A certainty equivalent is the guaranteed amount a person would accept instead of taking a risky or uncertain payoff. It translates an uncertain outcome into a sure amount that feels equally valuable to the decision-maker.
The concept is used in economics, finance, insurance, and decision theory because people often do not value uncertain payoffs only by their expected value. Risk tolerance matters.
Key Takeaways
- A certainty equivalent is the sure amount considered equal to a risky payoff.
- For a risk-averse person, the certainty equivalent is usually below expected value.
- The gap between expected value and certainty equivalent is the risk premium.
- The measure depends on preferences, wealth, time horizon, and perceived risk.
- It is useful for explaining insurance, investment choices, and risk compensation.
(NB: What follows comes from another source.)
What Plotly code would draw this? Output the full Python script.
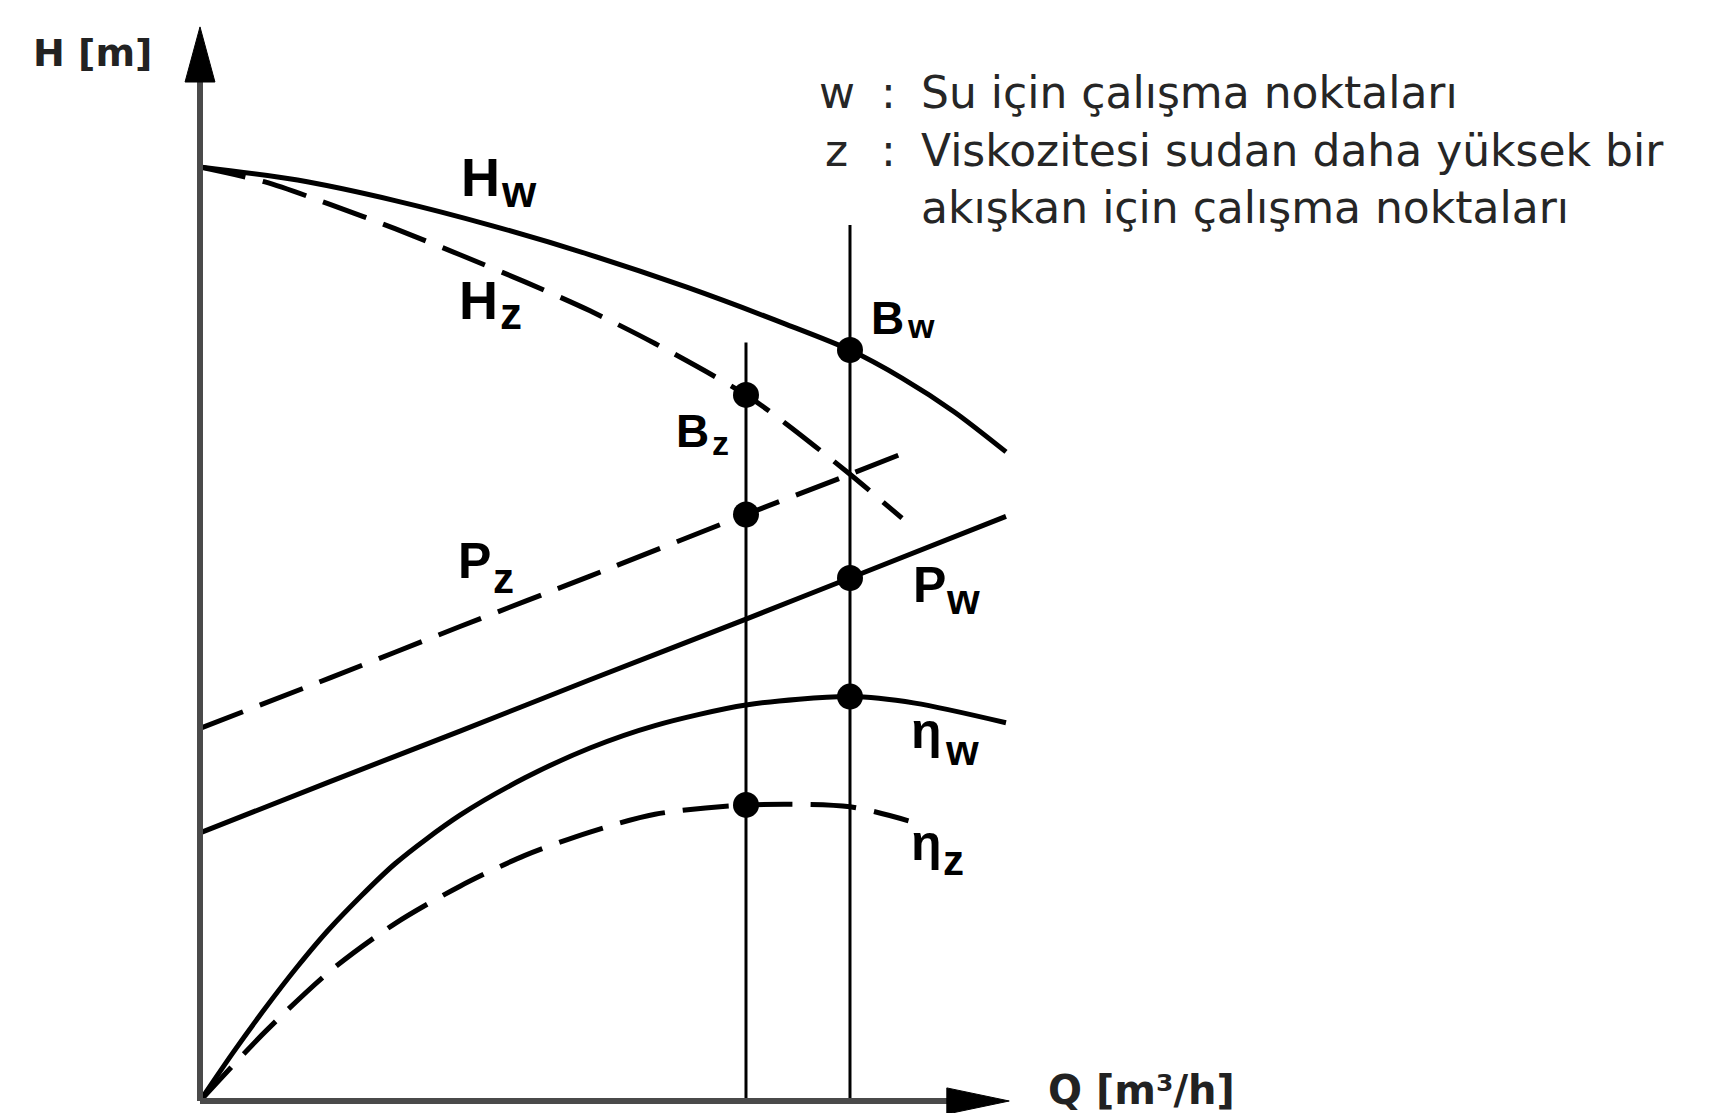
import plotly.graph_objects as go

# ---- pump characteristic curves (Q in m³/h, arbitrary H / P / η units) ----
q_hw = [0, 15, 30, 45, 60, 75, 90, 100, 108, 116, 124]
h_w = [100.0, 98.6, 96.4, 93.7, 90.6, 87.1, 83.2, 80.4, 77.4, 73.8, 69.5]

q_hz = [0, 10, 20, 30, 40, 50, 60, 70, 84, 90, 100, 108]
h_z = [100.0, 98.4, 96.0, 93.4, 90.6, 87.7, 84.6, 81.1, 75.6, 72.6, 67.1, 62.4]

q_pz = [0, 20, 40, 60, 84, 100, 108]
p_z = [39.9, 45.3, 50.8, 56.2, 62.8, 67.1, 69.3]

q_pw = [0, 20, 40, 60, 84, 100, 124]
p_w = [28.7, 34.2, 39.6, 45.1, 51.6, 56.0, 62.6]

q_ew = [0, 5, 10, 15, 20, 30, 40, 50, 60, 70, 84, 100, 110, 124]
eta_w = [0, 5.1, 9.9, 14.4, 18.5, 25.4, 30.6, 34.6, 37.8, 40.2, 42.4, 43.3, 42.6, 40.5]

q_ez = [0, 10, 20, 30, 40, 50, 60, 70, 84, 100, 109]
eta_z = [0, 7.4, 13.9, 19.0, 23.0, 26.3, 28.8, 30.7, 31.7, 31.5, 30.0]

# operating points: water (w) and the more viscous fluid (z)
q_op_w = 100
q_op_z = 84
op_line_top_w = 93.8
op_line_top_z = 81.2

# axis extents (arrow tips)
q_axis_end = 124.5
h_axis_end = 115.0

legend_lines = [
    ("w", "Su için çalışma noktaları"),
    ("z", "Viskozitesi sudan daha yüksek bir"),
    ("", "akışkan için çalışma noktaları"),
]

DASH = "46px,18px"
LW = 5


def value_at(qs, vs, q):
    return vs[qs.index(q)]


fig = go.Figure()


def curve(q, v, dashed):
    fig.add_trace(go.Scatter(
        x=q, y=v, mode="lines",
        line=dict(color="black", width=LW, shape="spline", smoothing=0.8,
                  dash=DASH if dashed else "solid"),
        hoverinfo="skip"))


curve(q_hw, h_w, False)
curve(q_hz, h_z, True)
curve(q_pz, p_z, True)
curve(q_pw, p_w, False)
curve(q_ew, eta_w, False)
curve(q_ez, eta_z, True)

# vertical operating-point lines
for q0, top in ((q_op_z, op_line_top_z), (q_op_w, op_line_top_w)):
    fig.add_trace(go.Scatter(x=[q0, q0], y=[0, top], mode="lines",
                             line=dict(color="black", width=3), hoverinfo="skip"))

# operating point markers
pts_q = [q_op_w] * 3 + [q_op_z] * 3
pts_v = [value_at(q_hw, h_w, q_op_w), value_at(q_pw, p_w, q_op_w), value_at(q_ew, eta_w, q_op_w),
         value_at(q_hz, h_z, q_op_z), value_at(q_pz, p_z, q_op_z), value_at(q_ez, eta_z, q_op_z)]
fig.add_trace(go.Scatter(x=pts_q, y=pts_v, mode="markers",
                         marker=dict(color="black", size=26), hoverinfo="skip"))

# axes with arrow heads
axis_col = "#4a4a4a"
shapes = [
    dict(type="line", xref="x", yref="y", x0=0, y0=0, x1=0, y1=h_axis_end - 4,
         line=dict(color=axis_col, width=6)),
    dict(type="line", xref="x", yref="y", x0=0, y0=0, x1=q_axis_end - 6, y1=0,
         line=dict(color=axis_col, width=6)),
    dict(type="path", xref="x", yref="y",
         path=f"M -2.3,{h_axis_end - 5.9} L 0,{h_axis_end} L 2.3,{h_axis_end - 5.9} Z",
         fillcolor="black", line=dict(color="black", width=1)),
    dict(type="path", xref="x", yref="y",
         path=f"M {q_axis_end - 9.6},-1.4 L {q_axis_end},0 L {q_axis_end - 9.6},1.4 Z",
         fillcolor="black", line=dict(color="black", width=1)),
]

ann = []
LBL = "Liberation Sans, Arial, sans-serif"


def label(main, sub, xm, ym, xs, ys, size_m, size_s):
    ann.append(dict(x=xm, y=ym, text=main, showarrow=False, xanchor="center", yanchor="middle",
                    borderpad=0,
                    font=dict(family=LBL, size=size_m, color="black", weight="bold")))
    ann.append(dict(x=xs, y=ys, text=sub, showarrow=False, xanchor="center", yanchor="middle",
                    borderpad=0,
                    font=dict(family=LBL, size=size_s, color="black", weight="bold")))


label("H", "w", 43.1, 98.9, 49.0, 97.4, 54, 44)
label("H", "z", 42.8, 85.8, 47.8, 84.3, 54, 44)
label("B", "w", 105.8, 83.8, 110.9, 83.0, 46, 34)
label("B", "z", 75.8, 71.7, 80.1, 70.4, 46, 34)
label("P", "z", 42.2, 57.8, 46.7, 55.9, 50, 42)
label("P", "w", 112.2, 55.2, 117.4, 53.7, 50, 42)
label("η", "w", 111.8, 39.6, 117.2, 37.5, 50, 42)
label("η", "z", 111.8, 27.6, 116.0, 25.7, 50, 42)

# axis titles
AX = "DejaVu Sans, sans-serif"
ann.append(dict(x=-16.6, y=112.2, text="H [m]", showarrow=False, xanchor="center", yanchor="middle",
                font=dict(family=AX, size=38, color="#222", weight="bold")))
ann.append(dict(x=144.9, y=1.2, text="Q [m³/h]", showarrow=False, xanchor="center", yanchor="middle",
                font=dict(family=AX, size=40, color="#222", weight="bold")))

# key text
key_y = [108.0, 101.8, 95.7]
for (sym, txt), yk in zip(legend_lines, key_y):
    if sym:
        ann.append(dict(x=98.0, y=yk, text=sym, showarrow=False, xanchor="center", yanchor="middle",
                        font=dict(family=AX, size=44, color="#262626")))
        ann.append(dict(x=106.0, y=yk, text=":", showarrow=False, xanchor="center", yanchor="middle",
                        font=dict(family=AX, size=44, color="#262626")))
    ann.append(dict(x=110.6, y=yk, text=txt, showarrow=False, xanchor="left", yanchor="middle",
                    font=dict(family=AX, size=44, color="#262626")))

fig.update_layout(
    width=1720, height=1113,
    margin=dict(l=0, r=0, t=0, b=0),
    paper_bgcolor="white", plot_bgcolor="white",
    showlegend=False,
    xaxis=dict(range=[-30.77, 233.85], visible=False, fixedrange=True),
    yaxis=dict(range=[-1.285, 117.88], visible=False, fixedrange=True),
    shapes=shapes,
    annotations=ann,
)

fig.write_html("out.html", config={"displayModeBar": False})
How a Certainty Equivalent Works
Suppose an investment has a 50% chance of paying $120 and a 50% chance of paying $80. Its expected value is $100. A risk-neutral person may treat $100 for sure and the uncertain investment as equal.
A risk-averse person might prefer $95 for sure over the risky payoff. In that case, $95 is the certainty equivalent, and the $5 difference from expected value is the risk premium.
The same person may also choose different certainty equivalents for different stakes. A small gamble may feel acceptable, while a larger gamble with the same odds may require a much bigger risk premium.
Certainty Equivalent Example
Decision-maker | Expected value | Certainty equivalent | Interpretation |
|---|---|---|---|
Risk neutral | $100 | $100 | Values the gamble at expected value |
Risk averse | $100 | Below $100 | Requires compensation for uncertainty |
Risk seeking | $100 | Above $100 | Values the risky payoff more than the sure amount |
Highly risk averse | $100 | Far below $100 | Strongly prefers certainty |
Why It Matters
Certainty equivalents help explain why people buy insurance, diversify portfolios, accept lower guaranteed returns, or demand higher returns for risky investments.
They also help separate expected value from lived preference. A mathematically attractive gamble may still be unattractive if the possible loss would be painful or disruptive.
Limits and Misunderstandings
A certainty equivalent is not universal. Two people can face the same payoff distribution and choose different sure amounts because they have different wealth, goals, and risk tolerance.
It also depends on how the risk is framed. Behavioral biases, loss aversion, liquidity needs, and incomplete information can all affect the stated certainty equivalent.
The Bottom Line
A certainty equivalent is the sure amount someone would accept instead of an uncertain payoff. It is useful because it makes risk preference visible, not just expected value.